2. Curiosity and a broad spectrum of interests – this cannot be understated in the context of a consulting data science or machine learning expert. The more we’re aware of different mental models and theoretical frameworks of the world and the data we see in it, the better we’re able to reason starting from hypotheses about the data. By extension, we’re better able to identify the right statistical approaches for a problem when we start from and explore different such mental models. The book I’ve linked to here by Scott E. Page is a fantastic evaluation of different mental models. But with models come biases, to restate George E. P. Box’s famous quote, “All models are wrong, some models are useful”.
3. Checking for logical fallacies is key for data science reasoning – I would add to the critical thinking element mentioned in Kevin’s post, by saying that it behooves any thought leader such as a data science consultant to critically evaluate their own thinking by checking for logical fallacies. When overlooked, a benign piece of flawed reasoning can turn into a face-melting disaster.
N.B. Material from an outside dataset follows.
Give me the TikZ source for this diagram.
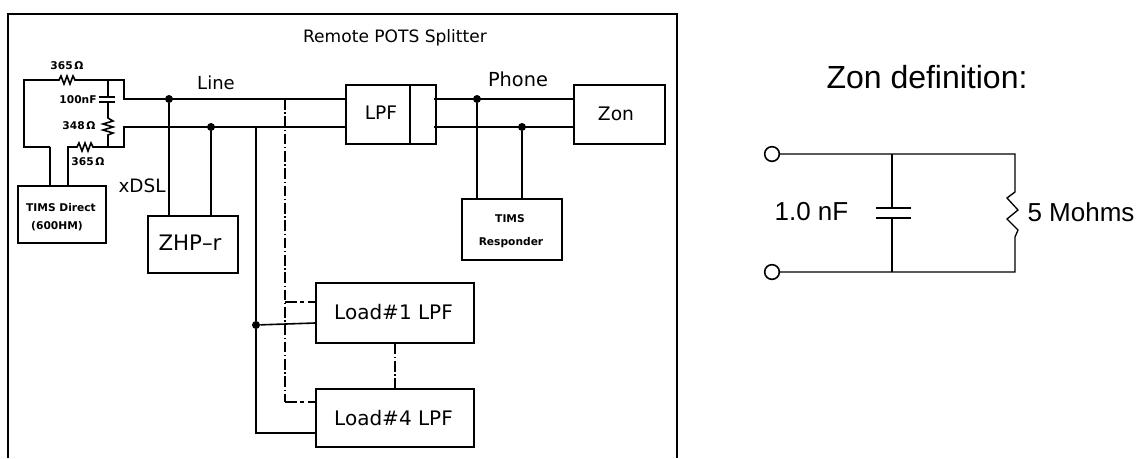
\documentclass[tikz,border=0pt]{standalone}
\usepackage{fontspec}
\setmainfont{DejaVu Sans}
\newfontfamily\arialf{Liberation Sans}
\tikzset{
  x=0.75pt,y=-0.75pt,
  wire/.style={line width=1.2pt,line join=miter},
  thin wire/.style={line width=1pt,line join=miter},
  bx/.style={draw,line width=1.2pt,inner sep=0pt,align=center},
  wh/.style 2 args={minimum width=#1*0.75pt,minimum height=#2*0.75pt},
  jn/.style={circle,fill=black,inner sep=0pt,minimum size=6pt},
  term/.style={circle,draw,fill=white,line width=1.2pt,inner sep=0pt,minimum size=11pt},
  cad/.style={node font=\fontsize{#1}{#1}\selectfont,inner sep=0pt},
  small/.style={node font=\fontsize{8}{8}\selectfont\bfseries,inner sep=0pt},
  dd/.style={line width=0.8pt,dash pattern=on 8pt off 2pt on 1pt off 2pt},
  ddb/.style={line width=1.6pt,dash pattern=on 9pt off 2.5pt on 2.5pt off 3pt},
  arial/.style={node font=\arialf\fontsize{#1}{#1}\selectfont,inner sep=0pt},
}
\begin{document}
\begin{tikzpicture}
\useasboundingbox (0,0) rectangle (1142,458);
% outer frame
\coordinate (fbl) at (8,458);
\coordinate (ftl) at (8,14);
\coordinate (ftr) at (677,14);
\coordinate (fbr) at (677,458);
\draw[wire] (fbl) -- (ftl) -- (ftr) -- (fbr);
\node[cad=12.8] (title) at (395,38) {Remote POTS Splitter};
% boxes
\node[bx,wh={88}{57}] (tims) at (62,214.5) {};
\node[small] (timst) at (61,208) {TIMS Direct};
\node[small] (timsu) at (57,226) {(600HM)};
\node[bx,wh={90}{57},cad=16] (zhp) at (193,244.5) {};
\node[cad=16] (zhpt) at (190,243) {ZHP--r};
\node[bx,wh={90}{59}] (lpf) at (391,114.5) {};
\coordinate (lpfdt) at (410,85);
\coordinate (lpfdb) at (410,144);
\draw[wire] (lpfdt) -- (lpfdb);
\node[cad=14] (lpft) at (381,113) {LPF};
\node[bx,wh={91}{59}] (zon) at (619.5,114.5) {};
\node[cad=14] (zont) at (616,114) {Zon};
\node[bx,wh={100}{61}] (resp) at (512,229.5) {};
\node[small] (respa) at (510,219) {TIMS};
\node[small] (respb) at (511,243) {Responder};
\node[bx,wh={158}{60}] (l1) at (395,313) {};
\node[cad=15] (l1t) at (393.5,312) {Load\#1 LPF};
\node[bx,wh={158}{58}] (l4) at (395,418) {};
\node[cad=15] (l4t) at (393.5,418) {Load\#4 LPF};
% junctions
\node[jn] (j1) at (169,99) {};
\node[jn] (j2) at (211,127) {};
\node[jn] (j3) at (477,99) {};
\node[jn] (j4) at (522,127) {};
\node[jn] (j5) at (256,325) {};
% test-set network corners
\coordinate (a) at (24,80);
\coordinate (b) at (24,147);
\coordinate (c) at (50,147);
\coordinate (d) at (68,147);
\coordinate (e) at (124,80);
\coordinate (f) at (124,99);
\coordinate (g) at (124,127);
\coordinate (h) at (124,147);
\coordinate (t1) at (108,80);
\coordinate (t2) at (108,147);
\coordinate (t3) at (256,127);
\coordinate (dash0) at (285,99);
\coordinate (dash1) at (285,302);
\coordinate (dash2) at (285,402);
\coordinate (lpfr1) at (434,99);
\coordinate (lpfr2) at (434,127);
% wires
\draw[wire] (c) -- (tims.north -| c);
\draw[wire] (c) -- (b) -- (a) -- (59,80) -- (61,76) -- (64,84) -- (67,76) -- (70,84) -- (73,76) -- (75,80) -- (e) -- (f) -- (lpf.west |- f);
\draw[wire] (tims.north -| d) -- (d) -- (77,147) -- (79,143) -- (82,151) -- (85,143) -- (88,151) -- (91,143) -- (93,147) -- (h) -- (g) -- (lpf.west |- g);
\draw[wire] (t1) -- (108,97);
\draw[wire] (99,97) -- (115,97);
\draw[wire] (99,102) -- (115,102);
\draw[wire] (108,102) -- (108,118) -- (113,121) -- (103,124) -- (113,127) -- (103,130) -- (113,133) -- (108,135) -- (t2);
\draw[wire] (j1) -- (j1 |- zhp.north);
\draw[wire] (j2) -- (j2 |- zhp.north);
\draw[wire] (t3) -- (j5);
\draw[wire] (j5) -- (t3 |- 0,433) -- (l4.west |- 0,433);
\draw[wire] (j5) -- (l1.west |- 0,323);
\draw[wire] (lpfr1) -- (zon.west |- lpfr1);
\draw[wire] (lpfr2) -- (zon.west |- lpfr2);
\draw[wire] (j3) -- (j3 |- resp.north);
\draw[wire] (j4) -- (j4 |- resp.north);
% dash-dot links
\draw[dd] (dash0) -- (dash2);
\draw[ddb] (dash1) -- (l1.west |- dash1);
\draw[ddb] (dash2) -- (l4.west |- dash2);
\draw[dd] (l1.south) -- (l4.north);
\draw[line width=2pt] (l1.south) -- ++(0,7);
% labels
\node[cad=13.5] (line) at (216,83) {Line};
\node[cad=14.5] (phone) at (518,79) {Phone};
\node[cad=13.8] (xdsl) at (142,186) {xDSL};
\node[small] (r1) at (67,66) {365\,Ω};
\node[small] (cv) at (78,100) {100nF};
\node[small] (r2) at (79,126) {348\,Ω};
\node[small] (r3) at (88,162) {365\,Ω};
% Zon definition
\node[arial=24] (ztitle) at (927,77) {Zon definition:};
\node[term] (p1) at (772,154) {};
\node[term] (p2) at (772,272) {};
\coordinate (q1) at (1015,154);
\coordinate (q2) at (1015,272);
\coordinate (c1) at (892,154);
\coordinate (c2) at (892,272);
\draw[thin wire] (p1) -- (q1) -- (1015,192) -- (1007,198) -- (1018,210) -- (1007,219) -- (1018,230) -- (1015,237) -- (q2) -- (p2);
\draw[thin wire] (c1) -- (892,208);
\draw[thin wire] (876,208) -- (911,208);
\draw[thin wire] (876,218) -- (911,218);
\draw[thin wire] (892,218) -- (c2);
\node[arial=19.5] (cval) at (811.5,212) {1.0 nF};
\node[arial=19.5] (rval) at (1081,212) {5 Mohms};
\end{tikzpicture}
\end{document}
The best way to ensure this does not happen is to critically evaluate our ideas, notions and mental models.
4. Don’t develop one hammer, develop a tool box – Like experienced plumbers, carpenters or mechanics, the tools landscape of a data scientist today should not be one of quasi-religious fervor in promoting one technique at the cost of others, such as how deep learning has come to be promoted in some circles as a data science panacea. Instead, the effective data scientist is usually pragmatic in their approach. Like a tailor or carpenter who has to cut or join different materials with different instruments, data scientists today do not have the luxury of getting behind one comfortable model of thinking about their tool set and profession – and any attempt to do this can be construed as laziness (especially for the consulting data scientist) at best. While the customer is always right, there are times when the client can be wrong and it is at these times that they need the advice of a qualified statistician or data scientist. If there is one time when data scientists should not abandon their statistical thinking, it is this kind of a situation.

#### Concluding Remarks

To conclude, data scientists ought not to be seen as resources that take data, analyze it using pre-built tools, and write code to explain the data using pre-built libraries of various kinds. They’re not software jockeys who happen to know some statistics and have a handle on machine learning workflows. Data scientists’ work scope and emphases as industry professionals and consultants go way beyond these limited definitions. Data scientists are expected to be dynamic, statistically sound professionals who critically evaluate real world problems based on theories, data and evidence drawn from many sources and contexts, and progressively build a deeper understanding of these real world problems that lead to tangible value for their customers, be they businesses or the consumers of products. The sooner data scientists realize this, the better off they will be while charting out a truly successful and fulfilling data science career.